The same group has been working on constructing two 600MW coal-fired thermal power plants at the same site since sealing the contract with Vietnam Electricity in 2013. 

Financial close was reached in October 2014, according to data from sister website IIAssets. Total project value for the 1.2GW plant was $1.36 billion, of which 85 percent came in the form of credit loans from Export-Import Bank of Korea, Korea Trade Insurance Corporation and Japan Bank for International Cooperation, as well as remaining 15 percent from fund investors.

Construction of the first unit is expected to be completed by 2017, with the second one to follow in the next year. 

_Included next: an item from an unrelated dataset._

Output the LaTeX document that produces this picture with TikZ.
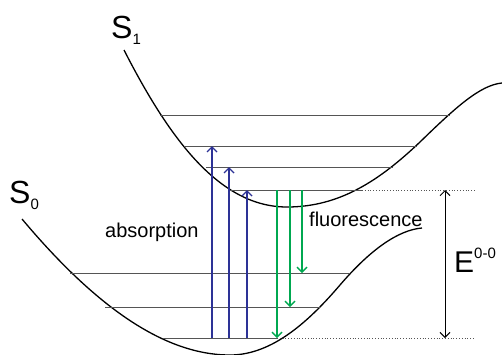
\documentclass[tikz,border=0pt]{standalone}
\usepackage{fontspec}
\setmainfont{Liberation Sans}
\usetikzlibrary{arrows.meta}
\definecolor{AbsBlue}{RGB}{45,50,150}
\definecolor{FluoGreen}{RGB}{0,168,80}
\definecolor{LevelGrey}{RGB}{85,85,85}

\begin{document}
\begin{tikzpicture}[x=1pt,y=-1pt,
    pes/.style={line width=1.3pt, black},
    level/.style={line width=0.9pt, LevelGrey},
    zerolevel/.style={line width=0.8pt, LevelGrey, dotted},
    absarrow/.style={line width=1.4pt, AbsBlue, -{Straight Barb[length=5pt,width=10pt]}},
    fluoarrow/.style={line width=1.4pt, FluoGreen, -{Straight Barb[length=5pt,width=10pt]}},
    gaparrow/.style={line width=1pt, black, {Straight Barb[length=5pt,width=10pt]}-{Straight Barb[length=5pt,width=10pt]}},
    lbl/.style={font=\fontsize{20}{24}\selectfont}]
    \useasboundingbox (0,0) rectangle (502,354);

    % potential energy curves
    \draw[pes] (124,50) .. controls (170,140) and (220,207) .. (287,207)
        .. controls (340,207) and (380,180) .. (420,142)
        .. controls (455,108) and (480,85) .. (502,83);
    \draw[pes] (22,219) .. controls (90,300) and (160,355) .. (230,355)
        .. controls (273,355) and (310,320) .. (340,285)
        .. controls (370,250) and (398,230) .. (422,228);

    % vibrational levels S1
    \draw[level] (160,115) -- (450,115);
    \draw[level] (184,146) -- (417,146);
    \draw[level] (206,167) -- (393,167);
    \draw[level] (230,190) -- (362,190);
    % vibrational levels S0
    \draw[level] (70,273) -- (350,273);
    \draw[level] (105,307) -- (320,307);
    \draw[level] (163,338) -- (277,338);
    \draw[zerolevel] (362,190) -- (475,190);
    \draw[zerolevel] (277,338) -- (475,338);

    % arrow end points
    \coordinate (a1) at (212,338);
    \coordinate (a1t) at (212,146);
    \coordinate (a2) at (229,338);
    \coordinate (a2t) at (229,167);
    \coordinate (a3) at (247,338);
    \coordinate (a3t) at (247,190);
    \coordinate (f1) at (277,190);
    \coordinate (f1t) at (277,338);
    \coordinate (f2) at (290,190);
    \coordinate (f2t) at (290,307);
    \coordinate (f3) at (302,190);
    \coordinate (f3t) at (302,273);
    \coordinate (e0) at (445,190);
    \coordinate (e1) at (445,338);

    \draw[absarrow] (a1) -- (a1t);
    \draw[absarrow] (a2) -- (a2t);
    \draw[absarrow] (a3) -- (a3t);
    \draw[fluoarrow] (f1) -- (f1t);
    \draw[fluoarrow] (f2) -- (f2t);
    \draw[fluoarrow] (f3) -- (f3t);
    \draw[gaparrow] (e0) -- (e1);

    % labels
    \node[anchor=base west, inner sep=0pt] (s1) at (111,38) {\fontsize{32}{36}\selectfont S\raisebox{-6pt}{\fontsize{15}{18}\selectfont 1}};
    \node[anchor=base west, inner sep=0pt] (s0) at (9,203) {\fontsize{32}{36}\selectfont S\raisebox{-6pt}{\fontsize{15}{18}\selectfont 0}};
    \node[lbl, anchor=base west, inner sep=0pt] (abs) at (105,237) {absorption};
    \node[lbl, anchor=base west, inner sep=0pt] (fluo) at (309,226) {fluorescence};
    \node[anchor=base west, inner sep=0pt] (e00) at (454,272) {\fontsize{30}{34}\selectfont E\raisebox{14pt}{\fontsize{15}{18}\selectfont 0-0}};
\end{tikzpicture}
\end{document}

The new plant will be constructed adjacent to the other two plants. It is scheduled for completion in November 2019. Mitsubishi will supply steam turbine and generator, while Doosan will be in charge of boiler supply and site construction. Vietnamese partners will be responsible for ancillary equipment. 

Upon project completion, the station, which is wholly owned by Vietnam Electricity, will have a total power output capacity of 1.8GW. 

Electricity demand in Vietnam is expected to see an increase of more than 10 percent per year as the country’s annual GDP grows at a rate of six to seven percent. Cities, particularly those in Southern Vietnam, are suffering from a shortage of power supply while the demand for electricity is increasing due to urbanisation and industrialisation. Vietnam’s power market is expected to hit 30GW by 2020. 

Earlier in January, a consortium comprising Saudi Aradia’s ACWA Power and South Korea’s Taekwang Power agreed to invest more than $2.2 billion in the 1.2GW Nam Dinh 1 Thermal Power Plant Project, under a 25-year BOT contract.